En esta fase culmina el proceso de consolidación institucional. En 1958, para tranquilizar a la vieja guardia del régimen, Franco dicta la Ley de Principios Fundamentales del Movimiento Nacional, que viene a ser una síntesis de las leyes anteriores. Estos principios se declaran permanentes e inalterables. En el año 1966 se aprueba la Ley de Prensa que flexibiliza parcialmente el riguroso régimen al que había estado sometida la prensa hasta entonces (la censura previa da paso al depósito previo y a un posible secuestro administrativo). Pero esta tímida liberalización es sólo relativa. En último término, las posibilidades de ejercicio de esa libertad dependían del criterio de las autoridades en cada momento. Buena prueba de ello son las sanciones administrativas y los secuestros de todo tipo de publicaciones que se van a producir.
Ese mismo año (1966) se aprueba la Ley Orgánica del Estado, la séptima y última Ley Fundamental. Consagra los principios de unidad de poder y coordinación de funciones: Franco detenta la soberanía y ejerce el poder político supremo. Pero presenta algunas novedades, como la figura del presidente del Gobierno (designado por Franco entre tres candidatos propuestos por el Consejo del Reino); y la incorporación de los procuradores en Cortes del tercio familiar, únicos elegidos por sufragio directo de cabezas de familia y mujeres casadas (dos por provincia; el resto por cooptación).
Pese a todos estos intentos de racionalización, el régimen resulta cada vez más anacrónico: el desfase entre la sociedad y el sistema político se hacía cada vez más patente. La sociedad española a finales de los 60 ya no era la sociedad agraria de los 40. Con el aumento del nivel de vida, con el acceso de amplias capas sociales a la educación, la multiplicación de los contactos con el exterior y el intenso proceso de urbanización, no sólo se transformó el tejido social y económico, sino también la mentalidad: la sociedad española se va haciendo paulatinamente más tolerante, más racional y moderna, más laica, más predispuesta a la reconciliación. En sus generaciones más jóvenes plantea ya cierto grado de contestación. Frente al creciente dinamismo de la sociedad, el Estado carece de respuestas apropiadas, incapaz de afrontar los nuevos conflictos que afloran: por un lado, resurgen los nacionalismos periféricos que Franco quiso extirpar por las bravas (ETA comete su primer asesinato en 1968); por otro, se multiplican las acciones reivindicativas del movimiento obrero. Además, las relaciones con una parte de la prensa, de los profesionales y los estudiantes universitarios son tensas, e incluso con la Iglesia católica ya no existe la complicidad que llevó a bautizar la sublevación como Cruzada, con la bendición de la jerarquía eclesiástica. En definitiva, al régimen se le complican las cosas, aunque el antifranquismo militante siga siendo minoritario. En 1969, Franco toma una decisión muy importante para apuntalar la continuidad del régimen: la designación de D. Juan Carlos de Borbón como Sucesor a título de Rey. Y cuatro años después, en 1973, decide nombrar al almirante Carrero Blanco, su fiel escudero, presidente del Gobierno (con la intención de que tutelase los pasos del futuro Rey). Pero con la muerte en atentado terrorista de Carrero en diciembre de 1973, ese guion continuista se vino abajo.

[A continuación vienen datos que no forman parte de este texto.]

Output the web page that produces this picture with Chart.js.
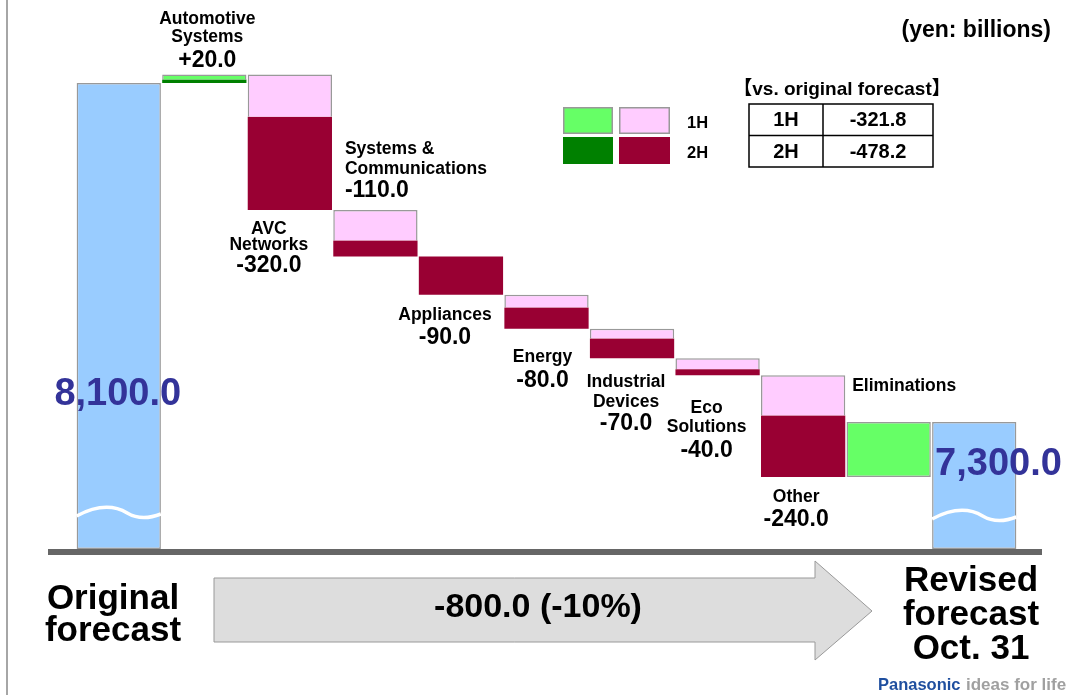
<!DOCTYPE html>
<html>
<head>
<meta charset="utf-8">
<title>Net sales forecast revision by segment</title>
<script src="https://cdn.jsdelivr.net/npm/chart.js@4/dist/chart.umd.min.js"></script>
<style>
  html, body { margin: 0; padding: 0; background: #ffffff; }
  #wrap { position: relative; width: 1075px; height: 695px; }
  canvas { display: block; }
</style>
</head>
<body>
<div id="wrap"><canvas id="chart" width="1075" height="695"></canvas></div>
<script>
// ---- data (yen: billions) ----
const categories = [
  'Original\nforecast', 'Automotive\nSystems', 'AVC\nNetworks', 'Systems &\nCommunications',
  'Appliances', 'Energy', 'Industrial\nDevices', 'Eco\nSolutions', 'Other', 'Eliminations',
  'Revised\nforecast\nOct. 31'
];
const originalForecast = 8100.0;
const revisedForecast = 7300.0;
// change of each segment split into first half (1H) and second half (2H)
const change1H = [null, 12, -100, -72, 0, -30, -23, -26, -95, 130, null];
const change2H = [null, 8, -220, -38, -90, -50, -47, -14, -145, 0, null];
const summaryHalves = ['1H', '2H'];
const summaryValues = [-321.8, -478.2];
const axisBreakBase = 7000;   // bottom of the broken value axis
const axisTop = 8272;

// ---- colours ----
const COL = {
  total: '#99ccff', border: '#999999',
  pos1H: '#66ff66', pos2H: '#008000',
  neg1H: '#ffccff', neg2H: '#990033',
  totalText: '#333399'
};
const FONT = '"Liberation Sans", Arial, "Noto Sans CJK JP", sans-serif';

// ---- build floating ranges for the waterfall ----
const totalRanges = categories.map(() => null);
totalRanges[0] = [axisBreakBase, originalForecast];
totalRanges[categories.length - 1] = [axisBreakBase, revisedForecast];
const ranges1H = categories.map(() => null);
const ranges2H = categories.map(() => null);
const segmentSpan = categories.map(() => null);
let level = originalForecast;
for (let i = 1; i < categories.length - 1; i++) {
  const a = change1H[i] || 0, b = change2H[i] || 0;
  const next = level + a + b;
  const lo = Math.min(level, next), hi = Math.max(level, next);
  const mid = lo + Math.abs(b);
  ranges2H[i] = b !== 0 ? [lo, mid] : null;
  ranges1H[i] = a !== 0 ? [mid, hi] : null;
  segmentSpan[i] = { lo, hi, sum: a + b };
  level = next;
}
const signOf = i => (segmentSpan[i] && segmentSpan[i].sum > 0);

function fmt(v, withSign) {
  const s = Math.abs(v).toLocaleString('en-US', { minimumFractionDigits: 1, maximumFractionDigits: 1 });
  if (v < 0) return '-' + s;
  return (withSign ? '+' : '') + s;
}

// label placement around each segment bar (pixel offsets from the bar)
const LABEL_LAYOUT = {
  1: { edge: 'top', dx: 3, align: 'center', lines: [-55.5, -37], value: -13.5 },
  2: { edge: 'bottom', dx: -21, align: 'center', lines: [19.5, 35.5], value: 56 },
  3: { edge: 'top', dx: -30.5, align: 'left', lines: [-61, -41], value: -19 },
  4: { edge: 'bottom', dx: -16, align: 'center', lines: [20], value: 42.5 },
  5: { edge: 'bottom', dx: -4, align: 'center', lines: [28.5], value: 52 },
  6: { edge: 'bottom', dx: -6, align: 'center', lines: [23.5, 43.5], value: 65.5 },
  7: { edge: 'bottom', dx: -11, align: 'center', lines: [33, 52], value: 75 },
  8: { edge: 'bottom', dx: -7, align: 'center', lines: [20], value: 43 },
  9: { edge: 'top', dx: -36.5, align: 'left', lines: [-36], value: null }
};

const decorations = {
  id: 'decorations',
  afterDatasetsDraw(chart) {
    const ctx = chart.ctx;
    const xs = chart.scales.x, ys = chart.scales.y;
    const barW = chart.getDatasetMeta(2).data[0].width;
    const last = categories.length - 1;
    const baseY = ys.getPixelForValue(axisBreakBase);

    ctx.save();
    // left frame line
    ctx.strokeStyle = '#888888';
    ctx.lineWidth = 1.5;
    ctx.beginPath(); ctx.moveTo(7, 0); ctx.lineTo(7, 695); ctx.stroke();

    // axis-break waves on the two total bars
    [0, last].forEach((i, k) => {
      const x0 = xs.getPixelForValue(i) - barW / 2, w = barW;
      const yb = baseY - 35 + k * 3;
      ctx.strokeStyle = '#ffffff';
      ctx.lineWidth = 3.5;
      ctx.beginPath();
      ctx.moveTo(x0, yb + 2);
      ctx.bezierCurveTo(x0 + w * 0.2, yb - 7, x0 + w * 0.4, yb - 11, x0 + w * 0.6, yb - 1);
      ctx.bezierCurveTo(x0 + w * 0.74, yb + 6, x0 + w * 0.88, yb + 4, x0 + w, yb);
      ctx.stroke();
    });

    // baseline
    ctx.fillStyle = '#666666';
    ctx.fillRect(48, baseY, 994, 6);

    // segment labels
    ctx.fillStyle = '#000000';
    ctx.textBaseline = 'middle';
    for (let i = 1; i < last; i++) {
      const L = LABEL_LAYOUT[i];
      const span = segmentSpan[i];
      const ey = ys.getPixelForValue(L.edge === 'top' ? span.hi : span.lo);
      const x = xs.getPixelForValue(i) + L.dx;
      ctx.textAlign = L.align;
      ctx.font = 'bold 17.5px ' + FONT;
      categories[i].split('\n').forEach((t, j) => ctx.fillText(t, x, ey + L.lines[j]));
      if (L.value !== null) {
        ctx.font = 'bold 23px ' + FONT;
        ctx.fillText(fmt(span.sum, true), x, ey + L.value);
      }
    }

    // total values on the blue bars
    ctx.fillStyle = COL.totalText;
    ctx.font = 'bold 38px ' + FONT;
    ctx.textAlign = 'center';
    ctx.fillText(fmt(originalForecast), xs.getPixelForValue(0) - 1, ys.getPixelForValue(originalForecast) + 312);
    ctx.textAlign = 'left';
    ctx.fillText(fmt(revisedForecast), xs.getPixelForValue(last) - barW / 2 + 3, ys.getPixelForValue(revisedForecast) + 43);

    // unit note
    ctx.fillStyle = '#000000';
    ctx.textAlign = 'right';
    ctx.font = 'bold 23px ' + FONT;
    ctx.fillText('(yen: billions)', 1051, 31);

    // colour key
    const keys = [[COL.pos1H, COL.neg1H, summaryHalves[0]], [COL.pos2H, COL.neg2H, summaryHalves[1]]];
    keys.forEach((k, r) => {
      const top = 107 + r * 30;
      ctx.fillStyle = k[0]; ctx.fillRect(563, top, 50, 27);
      ctx.fillStyle = k[1]; ctx.fillRect(619, top, 51, 27);
      if (r === 0) {
        ctx.strokeStyle = COL.border; ctx.lineWidth = 1.5;
        ctx.strokeRect(563.75, top + 0.75, 48.5, 25.5);
        ctx.strokeRect(619.75, top + 0.75, 49.5, 25.5);
      }
      ctx.fillStyle = '#000000';
      ctx.textAlign = 'left';
      ctx.font = 'bold 16.5px ' + FONT;
      ctx.fillText(k[2], 687, top + 16);
    });

    // summary table
    ctx.textAlign = 'center';
    ctx.font = 'bold 19px ' + FONT;
    ctx.fillText('【vs. original forecast】', 842, 90);
    const tx0 = 749, tx1 = 823, tx2 = 933, ty = [104, 135.5, 167];
    ctx.strokeStyle = '#000000'; ctx.lineWidth = 1.5;
    ctx.strokeRect(tx0, ty[0], tx2 - tx0, ty[2] - ty[0]);
    ctx.beginPath();
    ctx.moveTo(tx1, ty[0]); ctx.lineTo(tx1, ty[2]);
    ctx.moveTo(tx0, ty[1]); ctx.lineTo(tx2, ty[1]);
    ctx.stroke();
    ctx.font = 'bold 20px ' + FONT;
    summaryHalves.forEach((h, r) => {
      const cy = (ty[r] + ty[r + 1]) / 2 + 1;
      ctx.fillText(h, (tx0 + tx1) / 2, cy);
      ctx.fillText(fmt(summaryValues[r]), (tx1 + tx2) / 2, cy);
    });

    // change arrow
    ctx.fillStyle = '#dddddd';
    ctx.strokeStyle = '#999999';
    ctx.lineWidth = 1;
    ctx.beginPath();
    ctx.moveTo(214, 578); ctx.lineTo(815, 578); ctx.lineTo(815, 561);
    ctx.lineTo(872, 611); ctx.lineTo(815, 660); ctx.lineTo(815, 642);
    ctx.lineTo(214, 642); ctx.closePath();
    ctx.fill(); ctx.stroke();

    const diff = revisedForecast - originalForecast;
    const pct = Math.round(diff / originalForecast * 100);
    ctx.fillStyle = '#000000';
    ctx.textAlign = 'center';
    ctx.font = 'bold 34px ' + FONT;
    ctx.fillText(fmt(diff) + ' (' + pct + '%)', 538, 608);

    // end captions
    ctx.font = 'bold 35px ' + FONT;
    ctx.textBaseline = 'alphabetic';
    categories[0].split('\n').forEach((t, j) => ctx.fillText(t, 113, 609 + j * 32));
    categories[last].split('\n').forEach((t, j) => ctx.fillText(t, 971, 591 + j * 34));

    // brand line
    ctx.textAlign = 'left';
    ctx.font = 'bold 16.5px ' + FONT;
    ctx.fillStyle = '#1f4f9f';
    ctx.fillText('Panasonic', 878, 690);
    ctx.font = 'bold 17px ' + FONT;
    ctx.fillStyle = '#a0a0a0';
    ctx.fillText('ideas for life', 966, 690);
    ctx.restore();
  }
};

new Chart(document.getElementById('chart'), {
  type: 'bar',
  data: {
    labels: categories,
    datasets: [
      {
        label: '1H',
        data: ranges1H,
        backgroundColor: ctx => signOf(ctx.dataIndex) ? COL.pos1H : COL.neg1H,
        borderColor: COL.border,
        borderWidth: 1.5,
        // the edge touching the 2H block is left open
        borderSkipped: ctx => ranges2H[ctx.dataIndex] ? 'bottom' : false
      },
      {
        label: '2H',
        data: ranges2H,
        backgroundColor: ctx => signOf(ctx.dataIndex) ? COL.pos2H : COL.neg2H,
        borderWidth: 0
      },
      {
        label: 'Net sales',
        data: totalRanges,
        backgroundColor: COL.total,
        borderColor: COL.border,
        borderWidth: 1.5,
        borderSkipped: false
      }
    ]
  },
  options: {
    responsive: false,
    animation: false,
    events: [],
    layout: { padding: { top: 10, bottom: 146, left: 76, right: 58 } },
    datasets: { bar: { grouped: false, categoryPercentage: 1, barPercentage: 0.985 } },
    scales: {
      x: { display: false },
      y: { display: false, min: axisBreakBase, max: axisTop }
    },
    plugins: { legend: { display: false }, tooltip: { enabled: false } }
  },
  plugins: [decorations]
});
</script>
</body>
</html>
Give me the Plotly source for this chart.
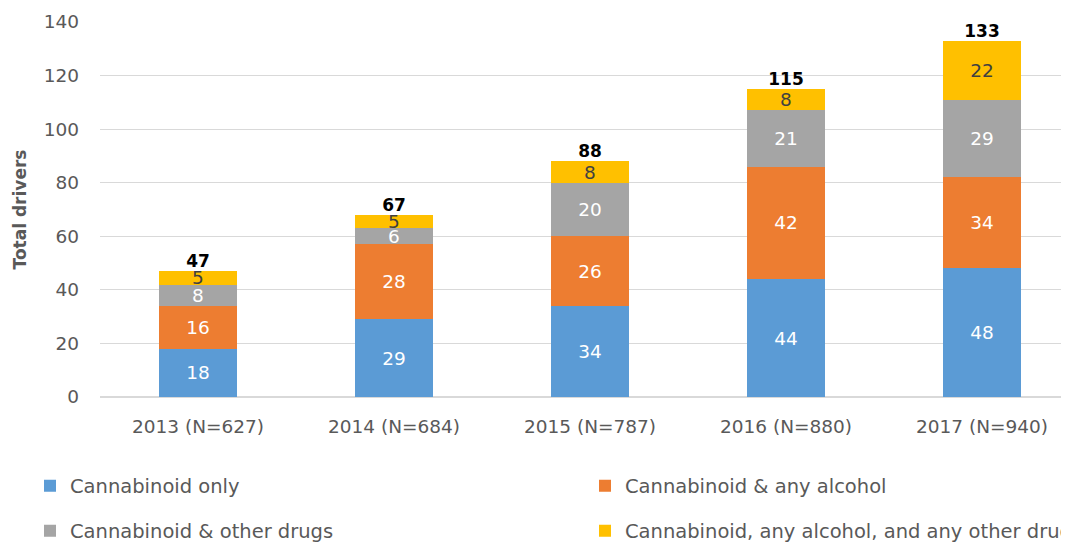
import plotly.graph_objects as go

categories = ["2013 (N=627)", "2014 (N=684)", "2015 (N=787)", "2016 (N=880)", "2017 (N=940)"]
cannabinoid_only = [18, 29, 34, 44, 48]
cannabinoid_alcohol = [16, 28, 26, 42, 34]
cannabinoid_other = [8, 6, 20, 21, 29]
cannabinoid_all = [5, 5, 8, 8, 22]
totals = [47, 67, 88, 115, 133]

series = [
    ("Cannabinoid only", cannabinoid_only, "#5B9BD5", "white", "legend"),
    ("Cannabinoid & any alcohol", cannabinoid_alcohol, "#ED7D31", "white", "legend2"),
    ("Cannabinoid & other drugs", cannabinoid_other, "#A5A5A5", "white", "legend3"),
    ("Cannabinoid, any alcohol, and any other drugs", cannabinoid_all, "#FFC000", "#404040", "legend4"),
]

FONT = "DejaVu Sans"
fig = go.Figure()
for name, vals, color, tcolor, lg in series:
    fig.add_trace(go.Bar(
        x=categories, y=vals, name=name, legend=lg,
        marker=dict(color=color, line=dict(width=0)),
        text=vals, texttemplate="%{y}", textposition="inside",
        insidetextanchor="middle", constraintext="none", textangle=0,
        textfont=dict(family=FONT, size=18.5, color=tcolor),
    ))

stack_tops = [a + b + c + d for a, b, c, d in zip(cannabinoid_only, cannabinoid_alcohol, cannabinoid_other, cannabinoid_all)]
fig.add_trace(go.Scatter(
    x=categories, y=stack_tops, text=totals, mode="text",
    textposition="top center", showlegend=False, hoverinfo="skip",
    textfont=dict(family=FONT, size=17, color="black", weight="bold"),
))

# page has an 8px body margin; plot area in page coords: x 100.., y 22..397
ML, MT, PH = 92, 14, 375
PW = 1069 - ML
def leg(xpx, ypx):
    return dict(orientation="h", x=(xpx - 100) / PW, xanchor="left",
                y=(397 - ypx) / PH, yanchor="middle",
                font=dict(family=FONT, size=19.5, color="#595959"),
                bgcolor="rgba(0,0,0,0)", traceorder="normal")

fig.update_layout(
    width=1069, height=546,
    margin=dict(l=ML, r=0, t=MT, b=546 - MT - PH, autoexpand=False),
    barmode="stack", bargap=0.6,
    plot_bgcolor="white", paper_bgcolor="white",
    font=dict(family=FONT, color="#595959"),
    legend=leg(30, 486),
    legend2=leg(585, 486),
    legend3=leg(30, 531),
    legend4=leg(585, 531),
)
fig.update_xaxes(range=[-0.5, -0.5 + PW / 196], showgrid=False, showline=False,
                 tickfont=dict(family=FONT, size=18.5, color="#595959"),
                 ticklabelstandoff=16)
fig.update_yaxes(range=[0, 140], dtick=20, showgrid=True, gridcolor="#D9D9D9", gridwidth=1.2,
                 zeroline=True, zerolinecolor="#D9D9D9", zerolinewidth=2, showline=False,
                 tickfont=dict(family=FONT, size=18.5, color="#595959"),
                 ticklabelstandoff=20,
                 title=dict(text="Total drivers", standoff=12,
                            font=dict(family=FONT, size=17, color="#595959", weight="bold")))

fig.write_html("out.html")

La muerte de Carrero desencadena una batalla por la sucesión. Dentro del régimen, se observan ya distintas tendencias de cara al futuro. Unos permanecen fieles a los principios del régimen, que consideran intocables. Otros toman conciencia de que las cosas no pueden ser iguales: son los reformistas, que defienden una aproximación a los sistemas democráticos europeos. Respetan el legado del franquismo, pero miran al futuro.
En su declive, paralelo a la decadencia biológica del dictador, el régimen levanta ligeramente el pie del acelerador de la represión, pero no baja la guardia ni abandona los métodos autoritarios. En 1963 se creó el Tribunal de Orden Público (TOP). Y a pesar de todo el esfuerzo de maquillaje político, el franquismo acaba como empezó, ejecutando a los que consideraba como sus enemigos. En septiembre de 1975, cuando se presiente el final del dictador, son ejecutados tres miembros del FRAP, un grupo terrorista de extrema izquierda, y dos de ETA, tras los correspondientes consejos de guerra sumarísimos.
Franco cae gravemente enfermo en octubre y muere el 20 de noviembre de 1975, siendo enterrado en el Valle de los Caídos (dato significativo por su simbolismo: un lugar vinculado a la guerra civil).